(begin)
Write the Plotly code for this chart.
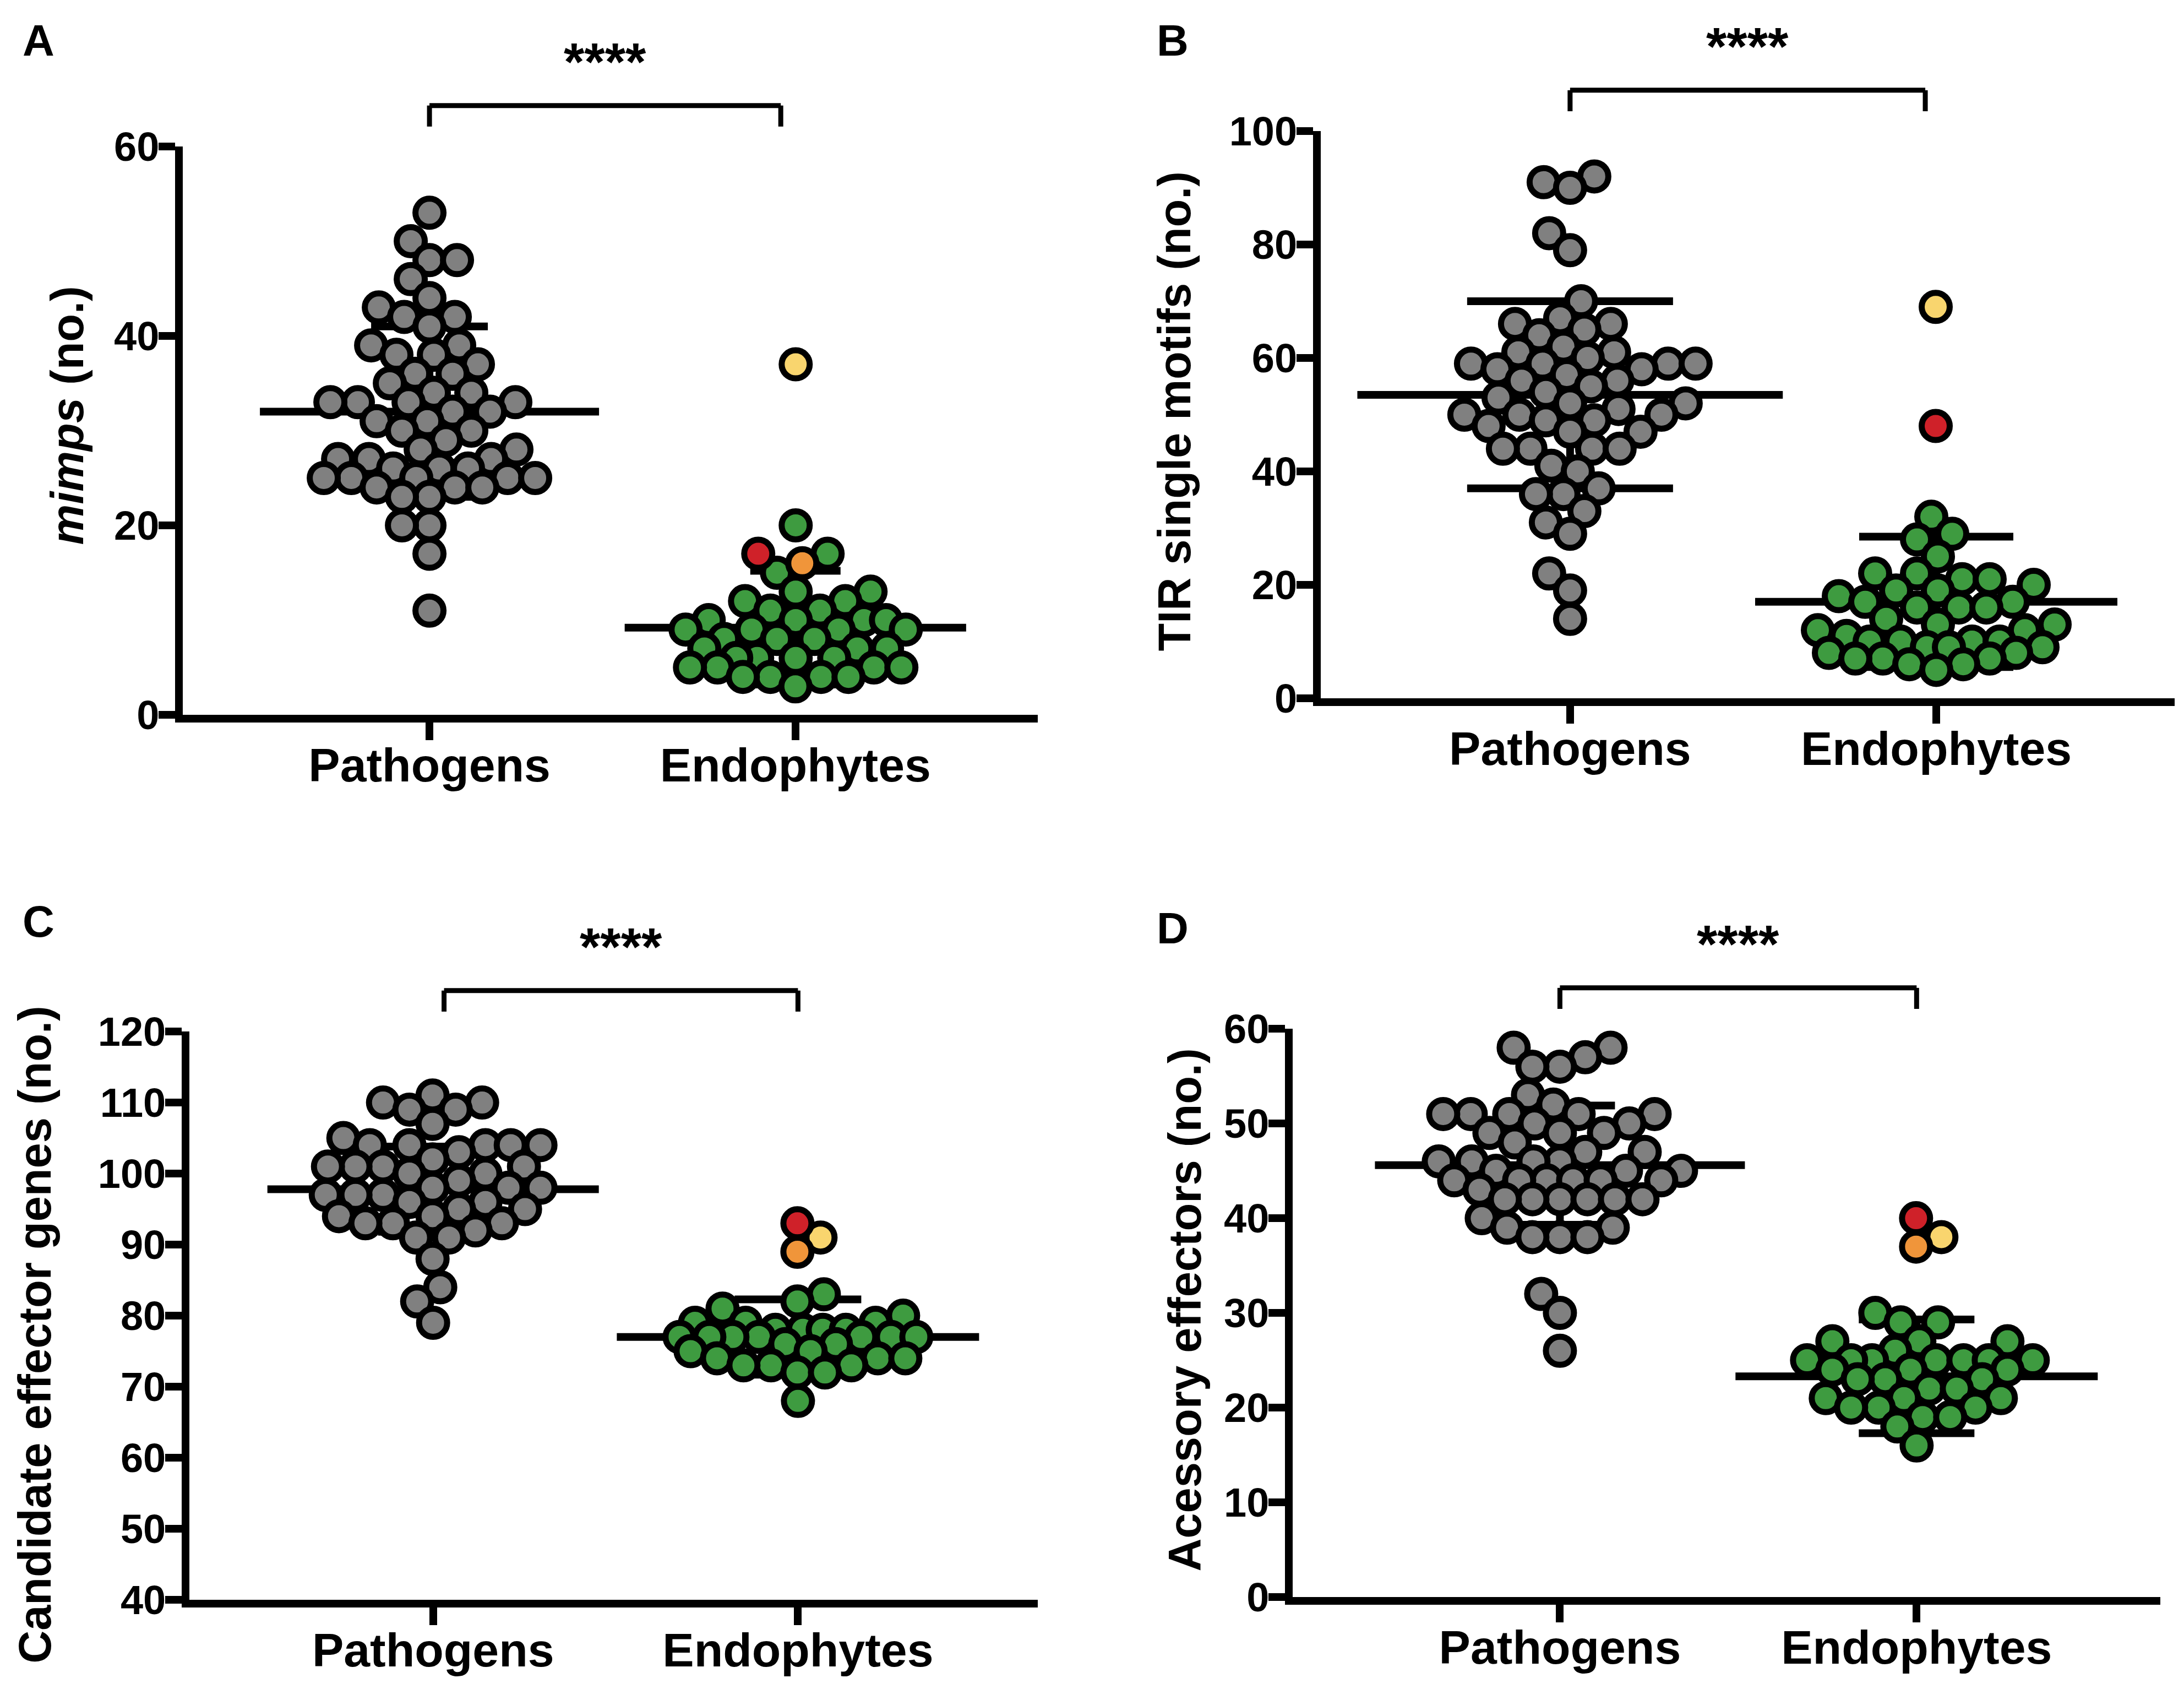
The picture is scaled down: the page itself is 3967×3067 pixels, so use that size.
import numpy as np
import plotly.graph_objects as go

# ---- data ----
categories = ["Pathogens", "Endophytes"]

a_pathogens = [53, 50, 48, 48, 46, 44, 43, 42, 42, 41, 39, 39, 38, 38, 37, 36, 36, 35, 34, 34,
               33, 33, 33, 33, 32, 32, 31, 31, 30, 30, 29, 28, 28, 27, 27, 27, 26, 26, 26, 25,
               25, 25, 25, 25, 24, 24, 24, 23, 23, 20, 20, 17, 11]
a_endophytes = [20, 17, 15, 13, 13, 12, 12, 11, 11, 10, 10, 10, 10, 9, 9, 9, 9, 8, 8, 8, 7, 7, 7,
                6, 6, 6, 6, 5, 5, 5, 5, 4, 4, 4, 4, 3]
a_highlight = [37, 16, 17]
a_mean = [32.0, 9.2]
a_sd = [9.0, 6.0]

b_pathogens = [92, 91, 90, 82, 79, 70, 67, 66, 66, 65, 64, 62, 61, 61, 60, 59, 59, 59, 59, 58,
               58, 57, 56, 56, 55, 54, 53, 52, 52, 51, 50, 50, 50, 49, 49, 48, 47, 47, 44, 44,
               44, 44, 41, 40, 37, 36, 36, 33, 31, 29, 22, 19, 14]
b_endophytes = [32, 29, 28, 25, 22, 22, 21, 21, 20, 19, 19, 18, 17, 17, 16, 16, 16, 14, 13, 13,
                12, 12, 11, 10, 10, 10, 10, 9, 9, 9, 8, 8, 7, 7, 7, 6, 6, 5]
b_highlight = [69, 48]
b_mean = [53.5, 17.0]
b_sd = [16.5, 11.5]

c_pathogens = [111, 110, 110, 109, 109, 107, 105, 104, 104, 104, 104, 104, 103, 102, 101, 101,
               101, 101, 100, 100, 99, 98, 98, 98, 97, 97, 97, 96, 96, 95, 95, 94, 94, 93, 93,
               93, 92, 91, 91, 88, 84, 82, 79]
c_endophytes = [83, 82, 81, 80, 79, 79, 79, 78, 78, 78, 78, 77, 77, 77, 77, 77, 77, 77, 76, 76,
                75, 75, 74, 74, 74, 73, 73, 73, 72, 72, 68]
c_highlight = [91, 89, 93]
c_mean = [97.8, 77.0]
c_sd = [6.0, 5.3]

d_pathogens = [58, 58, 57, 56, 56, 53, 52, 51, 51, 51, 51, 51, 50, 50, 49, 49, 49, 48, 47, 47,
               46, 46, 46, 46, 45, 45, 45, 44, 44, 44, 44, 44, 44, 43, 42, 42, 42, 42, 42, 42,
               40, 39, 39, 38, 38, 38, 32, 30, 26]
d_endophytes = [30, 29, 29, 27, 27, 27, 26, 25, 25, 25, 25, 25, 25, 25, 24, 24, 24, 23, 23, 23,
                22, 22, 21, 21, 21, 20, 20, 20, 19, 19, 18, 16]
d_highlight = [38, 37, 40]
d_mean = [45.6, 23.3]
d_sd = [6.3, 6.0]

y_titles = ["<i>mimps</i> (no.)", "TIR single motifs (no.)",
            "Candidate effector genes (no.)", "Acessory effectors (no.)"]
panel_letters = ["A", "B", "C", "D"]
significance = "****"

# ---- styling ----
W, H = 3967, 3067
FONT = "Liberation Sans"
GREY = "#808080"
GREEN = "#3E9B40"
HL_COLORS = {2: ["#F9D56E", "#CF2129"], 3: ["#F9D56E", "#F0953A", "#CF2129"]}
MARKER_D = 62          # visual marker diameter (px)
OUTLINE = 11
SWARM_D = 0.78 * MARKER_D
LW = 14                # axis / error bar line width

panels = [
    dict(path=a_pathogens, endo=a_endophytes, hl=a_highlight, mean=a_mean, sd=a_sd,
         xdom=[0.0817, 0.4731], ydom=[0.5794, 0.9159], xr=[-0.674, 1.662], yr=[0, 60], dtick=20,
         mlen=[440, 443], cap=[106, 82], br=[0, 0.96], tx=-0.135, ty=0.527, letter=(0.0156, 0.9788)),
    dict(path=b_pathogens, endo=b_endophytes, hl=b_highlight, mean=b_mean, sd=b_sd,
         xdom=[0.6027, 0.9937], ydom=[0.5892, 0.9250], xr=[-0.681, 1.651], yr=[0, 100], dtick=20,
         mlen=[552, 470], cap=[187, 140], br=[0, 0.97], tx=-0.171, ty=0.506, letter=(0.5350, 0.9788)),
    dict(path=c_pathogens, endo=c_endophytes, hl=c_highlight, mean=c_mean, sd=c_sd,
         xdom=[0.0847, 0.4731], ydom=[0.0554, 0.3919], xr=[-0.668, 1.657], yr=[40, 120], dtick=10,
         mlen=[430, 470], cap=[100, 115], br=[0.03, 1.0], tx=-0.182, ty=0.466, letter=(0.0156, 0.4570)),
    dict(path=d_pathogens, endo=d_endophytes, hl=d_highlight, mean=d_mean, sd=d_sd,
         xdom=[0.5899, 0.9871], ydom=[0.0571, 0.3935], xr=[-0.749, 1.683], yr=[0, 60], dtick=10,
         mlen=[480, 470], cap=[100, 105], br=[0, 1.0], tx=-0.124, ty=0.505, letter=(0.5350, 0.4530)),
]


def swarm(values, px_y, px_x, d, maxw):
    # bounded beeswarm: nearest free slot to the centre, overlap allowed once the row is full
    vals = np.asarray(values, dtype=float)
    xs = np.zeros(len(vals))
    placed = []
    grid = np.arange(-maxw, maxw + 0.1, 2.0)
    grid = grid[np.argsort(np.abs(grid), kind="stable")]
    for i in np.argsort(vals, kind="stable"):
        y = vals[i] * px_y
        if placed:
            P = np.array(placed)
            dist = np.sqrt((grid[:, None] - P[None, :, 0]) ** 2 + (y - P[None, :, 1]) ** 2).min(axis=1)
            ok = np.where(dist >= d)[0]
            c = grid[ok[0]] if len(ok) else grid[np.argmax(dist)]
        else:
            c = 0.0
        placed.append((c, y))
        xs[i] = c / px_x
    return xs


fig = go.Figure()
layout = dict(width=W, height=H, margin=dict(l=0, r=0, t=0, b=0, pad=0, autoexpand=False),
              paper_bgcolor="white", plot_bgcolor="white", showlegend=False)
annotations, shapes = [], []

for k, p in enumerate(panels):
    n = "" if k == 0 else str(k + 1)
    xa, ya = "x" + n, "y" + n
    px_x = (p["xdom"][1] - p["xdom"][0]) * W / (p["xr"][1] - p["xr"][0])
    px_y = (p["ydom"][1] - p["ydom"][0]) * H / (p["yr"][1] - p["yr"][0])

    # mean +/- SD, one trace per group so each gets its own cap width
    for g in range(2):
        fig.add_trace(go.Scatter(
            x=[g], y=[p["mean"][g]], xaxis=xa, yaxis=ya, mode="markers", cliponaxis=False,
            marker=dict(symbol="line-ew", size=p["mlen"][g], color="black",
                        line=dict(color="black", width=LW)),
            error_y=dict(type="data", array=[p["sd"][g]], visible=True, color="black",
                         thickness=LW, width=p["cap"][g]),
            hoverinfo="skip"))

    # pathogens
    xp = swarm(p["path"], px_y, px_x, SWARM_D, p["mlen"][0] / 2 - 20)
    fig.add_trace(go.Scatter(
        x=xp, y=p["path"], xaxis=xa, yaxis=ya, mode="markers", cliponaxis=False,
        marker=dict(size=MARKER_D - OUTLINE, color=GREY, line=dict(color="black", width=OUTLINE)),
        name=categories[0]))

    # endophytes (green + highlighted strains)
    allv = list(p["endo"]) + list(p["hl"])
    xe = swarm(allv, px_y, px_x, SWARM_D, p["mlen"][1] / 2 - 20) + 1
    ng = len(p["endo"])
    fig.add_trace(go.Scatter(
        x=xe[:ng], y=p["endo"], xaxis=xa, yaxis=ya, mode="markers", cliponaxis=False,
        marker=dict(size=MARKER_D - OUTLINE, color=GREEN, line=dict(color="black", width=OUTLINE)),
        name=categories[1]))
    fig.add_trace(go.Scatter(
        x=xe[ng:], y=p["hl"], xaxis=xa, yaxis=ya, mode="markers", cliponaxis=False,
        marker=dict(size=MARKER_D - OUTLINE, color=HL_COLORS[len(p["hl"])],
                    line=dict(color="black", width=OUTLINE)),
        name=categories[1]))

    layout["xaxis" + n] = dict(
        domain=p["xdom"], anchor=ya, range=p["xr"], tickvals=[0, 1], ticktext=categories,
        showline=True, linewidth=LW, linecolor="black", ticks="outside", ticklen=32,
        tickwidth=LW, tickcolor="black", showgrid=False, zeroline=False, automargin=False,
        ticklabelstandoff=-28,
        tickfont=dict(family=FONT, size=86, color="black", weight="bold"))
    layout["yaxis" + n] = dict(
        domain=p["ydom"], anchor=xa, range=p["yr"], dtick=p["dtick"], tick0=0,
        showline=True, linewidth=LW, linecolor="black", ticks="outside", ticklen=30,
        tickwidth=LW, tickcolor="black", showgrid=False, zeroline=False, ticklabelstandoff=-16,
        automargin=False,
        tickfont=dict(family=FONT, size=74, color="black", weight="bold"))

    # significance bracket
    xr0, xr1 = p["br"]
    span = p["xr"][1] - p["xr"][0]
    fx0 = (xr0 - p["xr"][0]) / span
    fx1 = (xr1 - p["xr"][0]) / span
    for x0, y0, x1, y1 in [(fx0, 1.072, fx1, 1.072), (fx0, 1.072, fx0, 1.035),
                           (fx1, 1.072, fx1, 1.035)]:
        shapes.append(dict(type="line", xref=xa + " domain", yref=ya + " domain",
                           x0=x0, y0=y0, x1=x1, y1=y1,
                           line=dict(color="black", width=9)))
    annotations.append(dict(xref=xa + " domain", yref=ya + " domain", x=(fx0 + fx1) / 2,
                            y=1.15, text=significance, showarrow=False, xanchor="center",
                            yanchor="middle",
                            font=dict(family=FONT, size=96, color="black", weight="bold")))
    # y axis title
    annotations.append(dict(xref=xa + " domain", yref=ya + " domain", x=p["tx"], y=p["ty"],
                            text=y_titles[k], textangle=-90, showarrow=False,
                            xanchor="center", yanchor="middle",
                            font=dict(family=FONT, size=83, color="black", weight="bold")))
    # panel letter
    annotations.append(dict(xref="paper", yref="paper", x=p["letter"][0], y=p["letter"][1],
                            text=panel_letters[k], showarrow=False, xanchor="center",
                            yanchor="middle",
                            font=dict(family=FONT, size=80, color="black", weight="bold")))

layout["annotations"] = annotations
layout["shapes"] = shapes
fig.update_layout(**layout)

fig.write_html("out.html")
(end)
Short task: Without the pictures, please reproduce each line of the listing above exactly, from the first one through the line bearing "a_sd = [9.0, 6.0]".

Right answer:
Write the Plotly code for this chart.
The picture is scaled down: the page itself is 3967×3067 pixels, so use that size.
import numpy as np
import plotly.graph_objects as go

# ---- data ----
categories = ["Pathogens", "Endophytes"]

a_pathogens = [53, 50, 48, 48, 46, 44, 43, 42, 42, 41, 39, 39, 38, 38, 37, 36, 36, 35, 34, 34,
               33, 33, 33, 33, 32, 32, 31, 31, 30, 30, 29, 28, 28, 27, 27, 27, 26, 26, 26, 25,
               25, 25, 25, 25, 24, 24, 24, 23, 23, 20, 20, 17, 11]
a_endophytes = [20, 17, 15, 13, 13, 12, 12, 11, 11, 10, 10, 10, 10, 9, 9, 9, 9, 8, 8, 8, 7, 7, 7,
                6, 6, 6, 6, 5, 5, 5, 5, 4, 4, 4, 4, 3]
a_highlight = [37, 16, 17]
a_mean = [32.0, 9.2]
a_sd = [9.0, 6.0]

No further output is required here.